Soledad, libertad
dos palabras que suelen apoyarse
en los hombros heridos del viajero
–Luis G. Montero, en Habitaciones separadas.

El viento levantaba el plástico, me subí en la bici para llegar más alto y até dos cuerdas en dos pinos en un extremo; del otro, lo anclé al suelo con las piedras más pesadas que encontré por allí. Después del tinglado vi un cartel que ponía que esa zona era sensible y que uno tenía que salirse a los lugares marcados y de grava, pero ahí no había árboles donde sujetar nada y mi refugio no se habría consolidado. Agarré la señal y la coloqué en otra zona, en otros pinos.
Poco me sorprendió esta inmensa alfombra ondulada que sostiene el monte McKinley; el atractivo eran los animales y yo, al entrar al parque en bicicleta, antes que ver el cartel de Parque Nacional ya me había cruzado a escasos diez metros con un alce y dos crías. Un oso que lamía el suelo, caribús y unas perezosas cabras blancas completaron la fauna que vi por allí, sin mencionar las ardillas que comían las migas de mis galletas y una mujer que me empezó a contar su vida.
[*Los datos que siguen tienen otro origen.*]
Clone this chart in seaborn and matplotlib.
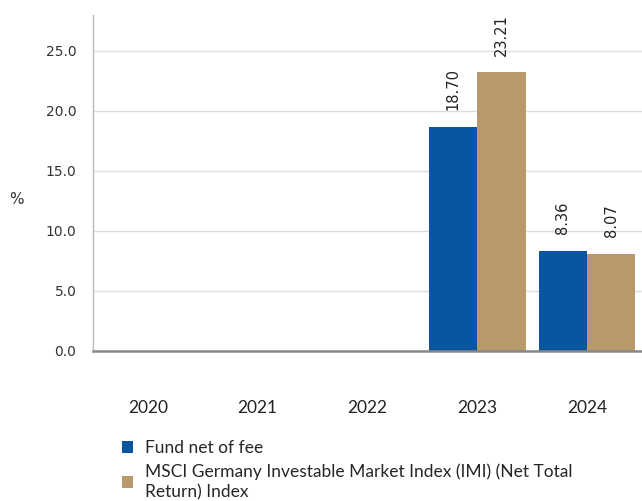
import numpy as np
import pandas as pd
import matplotlib
matplotlib.use("Agg")
import matplotlib.pyplot as plt
import seaborn as sns
from matplotlib.patches import Patch

years = ["2020", "2021", "2022", "2023", "2024"]
fund = [np.nan, np.nan, np.nan, 18.70, 8.36]
index = [np.nan, np.nan, np.nan, 23.21, 8.07]
series_names = ["Fund net of fee",
                "MSCI Germany Investable Market Index (IMI) (Net Total\nReturn) Index"]
colors = ["#0A559F", "#B8996B"]
yticks = [0, 5, 10, 15, 20, 25]

df = pd.DataFrame({
    "year": years * 2,
    "value": fund + index,
    "series": [series_names[0]] * 5 + [series_names[1]] * 5,
})

sns.set_style("white")
plt.rcParams["font.family"] = ["Lato", "DejaVu Sans"]

fig = plt.figure(figsize=(6.42, 5.01), dpi=100)
ax = fig.add_axes([93 / 642, 1 - 351 / 501, 549 / 642, 336 / 501])

sns.barplot(data=df, x="year", y="value", hue="series", palette=colors,
            saturation=1, width=0.88, legend=False, ax=ax, linewidth=0)

ax.set_ylim(0, 28)
ax.set_xlim(-0.5, 4.5)
ax.set_yticks(yticks)
ax.set_yticklabels([f"{v:.1f}" for v in yticks], fontsize=10, color="#333333",
                   family=["DejaVu Sans"])
ax.tick_params(axis="y", length=0, pad=12)
ax.tick_params(axis="x", length=0, pad=35, labelsize=12.5, labelcolor="#222222")
ax.yaxis.grid(True, color="#dddddd", linewidth=1)
ax.set_axisbelow(True)
ax.set_xlabel("")
ax.set_ylabel("%", rotation=0, fontsize=11, color="#333333",
              family=["DejaVu Sans"])
ax.yaxis.set_label_coords(-0.14, 0.43)

for s in ["top", "right"]:
    ax.spines[s].set_visible(False)
ax.spines["left"].set_color("#bbbbbb")
ax.spines["left"].set_linewidth(1)
ax.spines["bottom"].set_color("#888888")
ax.spines["bottom"].set_linewidth(1.8)

for cont in ax.containers:
    for bar in cont:
        if bar is None:
            continue
        h = bar.get_height()
        if np.isnan(h):
            continue
        ax.annotate(f"{h:.2f}", (bar.get_x() + bar.get_width() / 2, h),
                    xytext=(0, 12), textcoords="offset points", rotation=90,
                    ha="center", va="bottom", fontsize=10.5, color="#222222",
                    family=["DejaVu Sans"])

handles = [Patch(facecolor=c, edgecolor="none") for c in colors]
leg = fig.legend(handles, series_names, loc="upper left",
                 bbox_to_anchor=(122 / 642, 1 - 440 / 501), frameon=False,
                 fontsize=12.5, handlelength=0.65, handleheight=0.65,
                 handletextpad=0.7, labelspacing=0.4, borderpad=0,
                 borderaxespad=0)
for t in leg.get_texts():
    t.set_linespacing(1.35)

fig.savefig("out.png", dpi=100)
Esta mañana recogí mi campamento y cogí el autobús del parque hasta la entrada. Había hecho malísimo, mucho frío y me había aburrido un poco. Entré al edificio principal, desayuné para resarcirme de los tres días de comida enlatada y puse rumbo a Nenana.
En el kilómetro 60 me premié con una barrita energética y 100 calorías de almendras ahumadas, en el camino fui cantando hasta que en los últimos 15 kilómetros se me desencajó la cara por ir haciendo el tarín y recordé mis tiempos triatléticos, cuando uno no podía desfallecer. Los últimos cinco kilómetros, con hambre, me pasaban las abejas por los dos lados y en el ambiente ya se dejaba ver el aroma de salmón ahumado que empapa toda Alaska en verano. Llegué a un camping con una señora genial, acampé en el mullido jardín y me saludó una mujer que viene desde Misuri buscando un lugar para vivir (se acaba de jubilar y va buscando su edén), a quien ayudé a poner su tienda. Y al fin llegó la recompensa.
Después, en la gasolinera, donde entré a por un café con una camisa playera de tirantes, un viejo me dijo que “parecía un neonazi”. ¡Que viva Nenana!